Oh, and there's that whole gay marriage thing. Wonder how that came about. Surely not because of activism, and even if it was, it definitely didn't have anything to do with Des Moines.

So if that's "fierce moderation," then right about now I'm practicing fierce apathy. Moving on.

"Has kept the local economy from feeling most of the effects of the recent downturn" -- don't make me recap this for you. Moving on.

"Politically, Des Moines is almost the anti-Austin" -- what? Are you trying to say that Des Moines is a red city in a state of blue? First of all, most political folks see Iowa as a swing state, going from blue to red and back again as the wind blows. While Eastern Iowa is more blue, Western Iowa is very red. Central Iowa, where Des Moines is located, is really the swing factor. Secondly, Iowa's "blue territory" is concentrated in -- surprise, surprise -- its urban population centers: Quad Cities, Cedar Rapids/Iowa City, Waterloo/Cedar Falls and - weird - Des Moines, where the city tends Democratic.

But beyond the incorrect line, what Letter/Spears are really trying to say is that Austin -- imperceptibly cool, live-music friendly, hipster paradise Austin -- is exactly what Des Moines is not. Where Austin attracts a liberal crowd to a conservative state, Des Moines is supposed to be a conservative hotbed? In a liberal state? I think you're thinking of San Diego.

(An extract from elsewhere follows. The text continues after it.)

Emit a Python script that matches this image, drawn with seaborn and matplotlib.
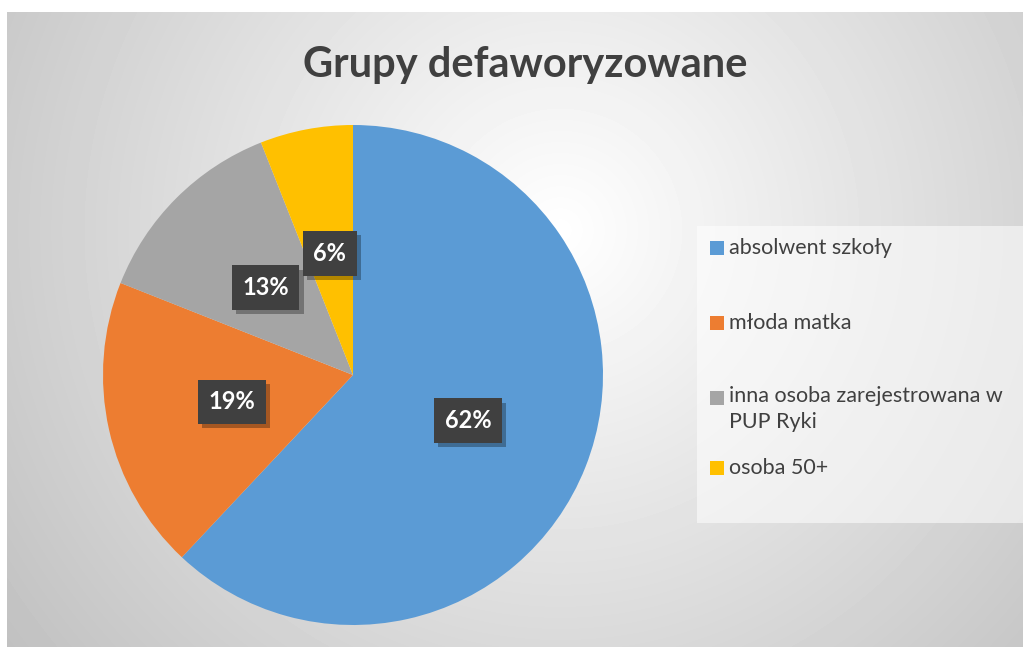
import numpy as np
import matplotlib
matplotlib.use("Agg")
import matplotlib.pyplot as plt
import matplotlib.patheffects as pe
from matplotlib.patches import Rectangle
import seaborn as sns

# ---- data ----
categories = ["absolwent szkoły", "młoda matka",
              "inna osoba zarejestrowana w\nPUP Ryki", "osoba 50+"]
values = [62, 19, 13, 6]
colors = ["#5B9BD5", "#ED7D31", "#A5A5A5", "#FFC000"]
title = "Grupy defaworyzowane"

sns.set_theme(style="white")
plt.rcParams["font.family"] = ["Lato", "DejaVu Sans"]

W, H = 1027, 647
fig = plt.figure(figsize=(W / 100, H / 100), dpi=100)
fig.patch.set_facecolor("white")

def fx(px):
    return px / W

def fy(py):
    return 1 - py / H

# background with radial gradient
x0, x1, y0, y1 = 7, 1023, 12, 647
bg = fig.add_axes([fx(x0), fy(y1), fx(x1 - x0), (y1 - y0) / H], zorder=0)
xx, yy = np.meshgrid(np.arange(x0, x1), np.arange(y0, y1))
d = np.sqrt((xx - 560) ** 2 + (yy - 230) ** 2)
v = np.clip(255 - 0.09 * d, 190, 255) / 255
bg.imshow(v, cmap="gray", vmin=0, vmax=1, aspect="auto", interpolation="bilinear")
bg.set_axis_off()

# title
fig.text(fx(525), fy(65), title, ha="center", va="center",
         fontsize=30, fontweight="bold", color="#404040", zorder=5)

# pie
cx, cy, r = 353, 375, 250
ax = fig.add_axes([fx(cx - r), fy(cy + r), 2 * r / W, 2 * r / H], zorder=2)
ax.set_facecolor("none")
wedges, texts, autotexts = ax.pie(
    values, colors=colors, startangle=90, counterclock=False,
    autopct=lambda p: f"{p:.0f}%", pctdistance=0.495,
    wedgeprops=dict(linewidth=0), radius=1,
    textprops=dict(color="white", fontsize=17, fontweight="bold"))
ax.set_xlim(-1, 1)
ax.set_ylim(-1, 1)
ax.set_aspect("auto")
for t in autotexts:
    t.set_bbox(dict(boxstyle="square,pad=0.45", facecolor="#404040", edgecolor="none"))
    t.get_bbox_patch().set_path_effects(
        [pe.withSimplePatchShadow(offset=(3, -3), shadow_rgbFace="black", alpha=0.3)])

# legend box
lx0, ly0, lx1, ly1 = 697, 226, 1025, 523
fig.patches.append(Rectangle((fx(lx0), fy(ly1)), fx(lx1 - lx0), (ly1 - ly0) / H,
                             transform=fig.transFigure, facecolor="white",
                             alpha=0.55, edgecolor="none", zorder=3))
entry_y = [248, 323, 398, 468]
for cat, col, ey in zip(categories, colors, entry_y):
    fig.patches.append(Rectangle((fx(710), fy(ey + 7)), fx(14), 14 / H,
                                 transform=fig.transFigure, facecolor=col,
                                 edgecolor="none", zorder=4))
    multi = "\n" in cat
    fig.text(fx(729), fy(ey - 12) if multi else fy(ey), cat, ha="left",
             va="top" if multi else "center",
             fontsize=15.5, color="#404040", zorder=5, linespacing=1.35)

fig.savefig("out.png", dpi=100, facecolor="white")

In reality, Des Moines is politically complicated, and -- just like the rest of Iowa -- not only capable of thinking through the issues and deciding based on the evidence (the markers of a good swing state), but of making decisions before the rest of the country because it's the right thing to do. Which doesn't make Des Moines the moderate anti-Austin, or whatever. It does make them activists, in the truest sense of the word.

Occupy Des Moines? I'm surprised we didn't think of it first.